For me, the distinctly Cypriot element of the dream is one which goes to our collective existence as a society. As Cypriots, we have the misfortune of building our dreams like castles in the sand (i.e. we pursue our individual aspirations on increasingly unstable foundations owing to the division and occupation of our country). There is always a risk that, even if we manage to have the kids, design the house or even build the pool and buy the car, everything could be lost in the blink of an eye. This is something previous generations are painfully aware of but which seems lost on those born after 1974. For this reason, the Cypriot dream must incorporate a collective aspiration for our country and for our society. For me, the Cypriot dream involves the family, the house and all that but it also involves walking around my city without having to show my passport. It encompasses exploring parts of my country which have shaped me even though I have never visited them, like Kyrenia or Famagusta. It must necessarily include setting up a peaceful society so that my kids can flourish without the fear that their life’s work will be taken from them in the blink of an eye.A.D.

The Cypriot dream huh? I’d wish to have something positive to say as the word dream implies at least some positivity involved. However, as I believe the theme is to be a comparison with the much-discussed concept of the American Dream, I decided to approach it from this perspective. What dream drives the Cypriot mentality, and pushes people in their life, community and career choices, as well as their personal aspirations, behaviour towards themselves and towards others? A lot can be said about the relationship of Cypriots with money, and money certainly plays an important / formative role in the minds of Cypriots and their aspirations. However, I believe that money is only instrumental in its role in the Cypriot Dream. Something positive can be said for this part, as understanding money as instrumental, rather than an end in itself is something not all people / nations have managed to grasp, but I’m afraid the positivity ends here.

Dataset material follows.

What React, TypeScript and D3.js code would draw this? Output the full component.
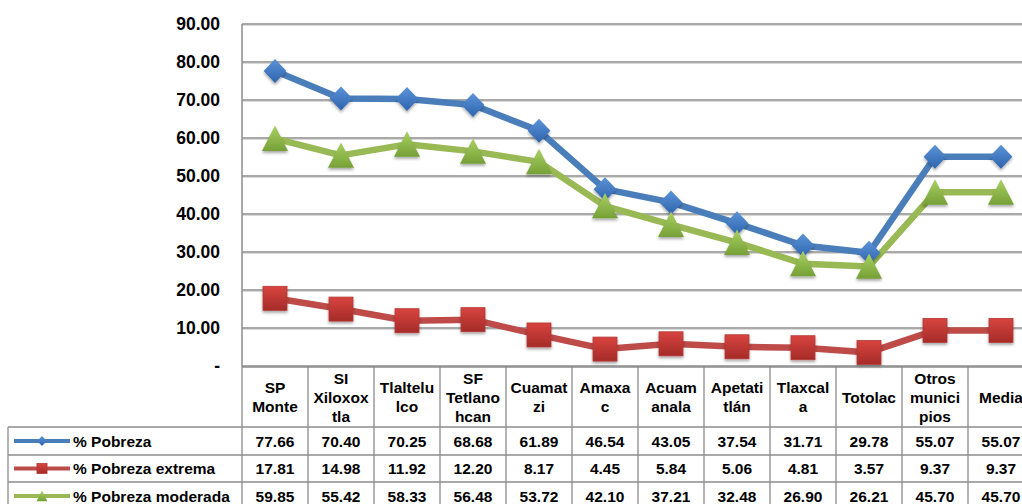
import React from "react";
import * as d3 from "d3";

const categories = [
  "SP Monte", "SI Xiloxoxtla", "Tlaltelulco", "SF Tetlanohcan", "Cuamatzi", "Amaxac",
  "Acuamanala", "Apetatitlán", "Tlaxcala", "Totolac", "Otros municipios", "Media",
];
const headerLines = [
  ["SP", "Monte"], ["SI", "Xiloxox", "tla"], ["Tlaltelu", "lco"], ["SF", "Tetlano", "hcan"],
  ["Cuamat", "zi"], ["Amaxa", "c"], ["Acuam", "anala"], ["Apetati", "tlán"], ["Tlaxcal", "a"],
  ["Totolac"], ["Otros", "munici", "pios"], ["Media"],
];
const pobreza = [77.66, 70.4, 70.25, 68.68, 61.89, 46.54, 43.05, 37.54, 31.71, 29.78, 55.07, 55.07];
const extrema = [17.81, 14.98, 11.92, 12.2, 8.17, 4.45, 5.84, 5.06, 4.81, 3.57, 9.37, 9.37];
const moderada = [59.85, 55.42, 58.33, 56.48, 53.72, 42.1, 37.21, 32.48, 26.9, 26.21, 45.7, 45.7];
const yTicks = [0, 10, 20, 30, 40, 50, 60, 70, 80, 90];
const seriesNames = ["% Pobreza", "% Pobreza extrema", "% Pobreza moderada"];

const W = 1022, H = 504;
const left = 242, colW = 66;
const top = 24, zeroY = 366;
const font = "'Liberation Sans', Arial, sans-serif";

export default function App() {
  if (typeof document !== "undefined") document.body.style.margin = "0";
  const x = d3.scaleBand<string>().domain(categories).range([left, left + colW * categories.length]).padding(0);
  const y = d3.scaleLinear().domain([0, 90]).range([zeroY, top]);
  const cx = (i: number) => (x(categories[i]) as number) + x.bandwidth() / 2;
  const line = d3.line<number>().x((_, i) => cx(i)).y((d) => y(d));

  const series = [
    { name: seriesNames[0], data: pobreza, color: "#4A7EBB", grad: "gB", kind: "diamond" },
    { name: seriesNames[1], data: extrema, color: "#BE4B48", grad: "gR", kind: "square" },
    { name: seriesNames[2], data: moderada, color: "#98B954", grad: "gG", kind: "triangle" },
  ];

  const marker = (kind: string, px: number, py: number, grad: string, s = 1, key?: any) => {
    if (kind === "diamond") {
      const r = 12 * s;
      return <path key={key} d={`M${px},${py - r}L${px + r * 0.95},${py}L${px},${py + r}L${px - r * 0.95},${py}Z`} fill={`url(#${grad})`} filter={s === 1 ? "url(#sh)" : undefined} />;
    }
    if (kind === "square") {
      const h = 12 * s;
      return <rect key={key} x={px - h} y={py - h} width={2 * h} height={2 * h} fill={`url(#${grad})`} stroke="#B33A36" strokeWidth={0.8} filter={s === 1 ? "url(#sh)" : undefined} />;
    }
    const w = 13 * s, hh = 13 * s;
    return <path key={key} d={`M${px},${py - hh}L${px + w},${py + hh * 0.95}L${px - w},${py + hh * 0.95}Z`} fill={`url(#${grad})`} filter={s === 1 ? "url(#sh)" : undefined} />;
  };

  const headerTop = 367, headerBot = 427;
  const rowYs = [427, 455, 482, 510];
  const tableRight = left + colW * categories.length;
  const data = [pobreza, extrema, moderada];

  return (
    <svg width={W} height={H} style={{ display: "block", background: "#fff" }} fontFamily={font}>
      <defs>
        <linearGradient id="gB" x1="0" y1="0" x2="0" y2="1">
          <stop offset="0" stopColor="#5B93D8" />
          <stop offset="1" stopColor="#2E64AD" />
        </linearGradient>
        <linearGradient id="gR" x1="0" y1="0" x2="0" y2="1">
          <stop offset="0" stopColor="#D8443F" />
          <stop offset="1" stopColor="#A52B28" />
        </linearGradient>
        <linearGradient id="gG" x1="0" y1="0" x2="0" y2="1">
          <stop offset="0" stopColor="#A9D063" />
          <stop offset="1" stopColor="#76A036" />
        </linearGradient>
        <filter id="sh" x="-50%" y="-50%" width="200%" height="200%">
          <feDropShadow dx="0" dy="2" stdDeviation="1.6" floodColor="#000" floodOpacity="0.35" />
        </filter>
      </defs>

      {/* gridlines */}
      {yTicks.filter((t) => t > 0).map((t) => (
        <g key={t}>
          <line x1={left} x2={W} y1={y(t) + 1.5} y2={y(t) + 1.5} stroke="#D9D9D9" strokeWidth={1} />
          <line x1={left} x2={W} y1={y(t)} y2={y(t)} stroke="#8C8C8C" strokeWidth={1.3} />
        </g>
      ))}
      {/* y axis */}
      <line x1={left} x2={left} y1={top} y2={zeroY} stroke="#8C8C8C" strokeWidth={1.5} />
      <line x1={left} x2={W} y1={zeroY} y2={zeroY} stroke="#8C8C8C" strokeWidth={1.5} />
      {yTicks.map((t) => (
        <text key={t} x={220} y={y(t) + 6} textAnchor="end" fontSize={17.5} fontWeight="bold" fill="#000">
          {t === 0 ? "-" : t.toFixed(2)}
        </text>
      ))}

      {/* lines */}
      {series.map((s) => (
        <path key={s.name} d={line(s.data) || ""} fill="none" stroke={s.color} strokeWidth={6.5} strokeLinejoin="round" />
      ))}
      {series.map((s) => (
        <g key={s.name + "m"}>{s.data.map((v, i) => marker(s.kind, cx(i), y(v), s.grad, 1, i))}</g>
      ))}

      {/* table */}
      <g stroke="#8C8C8C" strokeWidth={1.3} fill="none">
        <line x1={left} x2={tableRight} y1={headerTop} y2={headerTop} />
        {categories.map((c, i) => (
          <line key={c} x1={(x(c) as number)} x2={(x(c) as number)} y1={zeroY} y2={H} />
        ))}
        <line x1={tableRight} x2={tableRight} y1={zeroY} y2={H} />
        {rowYs.slice(0, 3).map((ry) => (
          <line key={ry} x1={8} x2={tableRight} y1={ry} y2={ry} />
        ))}
        <line x1={8} x2={8} y1={headerBot} y2={H} />
      </g>
      {headerLines.map((lines, i) => {
        const mid = (headerTop + headerBot) / 2;
        const lh = 19;
        const start = mid - ((lines.length - 1) * lh) / 2 + 5.5;
        return (
          <text key={i} textAnchor="middle" fontSize={15.5} fontWeight="bold" fill="#000">
            {lines.map((l, j) => (
              <tspan key={j} x={cx(i)} y={start + j * lh}>{l}</tspan>
            ))}
          </text>
        );
      })}
      {series.map((s, r) => {
        const ry = (rowYs[r] + rowYs[r + 1]) / 2;
        return (
          <g key={s.name + "row"}>
            <line x1={14} x2={70} y1={ry} y2={ry} stroke={s.color} strokeWidth={4} />
            {marker(s.kind, 42, ry, s.grad, 0.42)}
            <text x={73} y={ry + 5.5} fontSize={15.5} fontWeight="bold" fill="#000">{s.name}</text>
            {data[r].map((v, i) => (
              <text key={i} x={cx(i)} y={ry + 5.5} textAnchor="middle" fontSize={15.5} fontWeight="bold" fill="#000">
                {v.toFixed(2)}
              </text>
            ))}
          </g>
        );
      })}
    </svg>
  );
}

The Cypriot Dream, as I see it, is quite simple: we want rules to apply to everyone but ourselves, we want partiality and exception. This is the whole concept behind the much dreaded, much discussed, and much sought after Cypriot concept of “Meson.”

Cypriots, although publicly condemning the unfairness of people using “Meson” to skip queues, gain promotions or employment, gain privileged access to information, gain discounts at stores, have penalties forgiven to them, get their sons to a better “stratopedon” or even get the best meat from their local butchers, LOVE using this themselves, and see nothing wrong with the dissonance described above. Meson for the Cypriot, even if it is as trivial as getting an 8 euro parking ticket erased, (and that’s why money is only instrumental in the Cypriot dream) is a sign that you “made it” in Cyprus. It’s an affirmation that you have social worth and the utmost affirmation of your individuality, after all “na men mou to kameis EMENA?!” is a thought that passes through the minds of most Cypriots, when they are denied a favor in virtue of some existing law or procedure.

In Cyprus, you have self-actualized if you reach a social position, (it can be as random as being a minister’s hairdresser), where you have “meson”, and also importantly, you can provide “meson” to others. This is the Cypriot Dream.

As with the American dream, a lot can be said about the social and historical routes of the Cypriot Dream, but due to the word limit, I will only hint at one possible explanation: namely, the huge chunk of history where the island was under foreign rule and the large number of foreign rulers on the island, imposing laws in which Cypriots themselves had very little say. Having very little say on the laws and procedures imposed upon you, can lead to people acknowledging that, because they can’t change the rules for everyone, and also don’t have to be involved in understanding why certain rules are imposed, their only choice is to find a way to bypass the rules for themselves and their loved ones.A. C.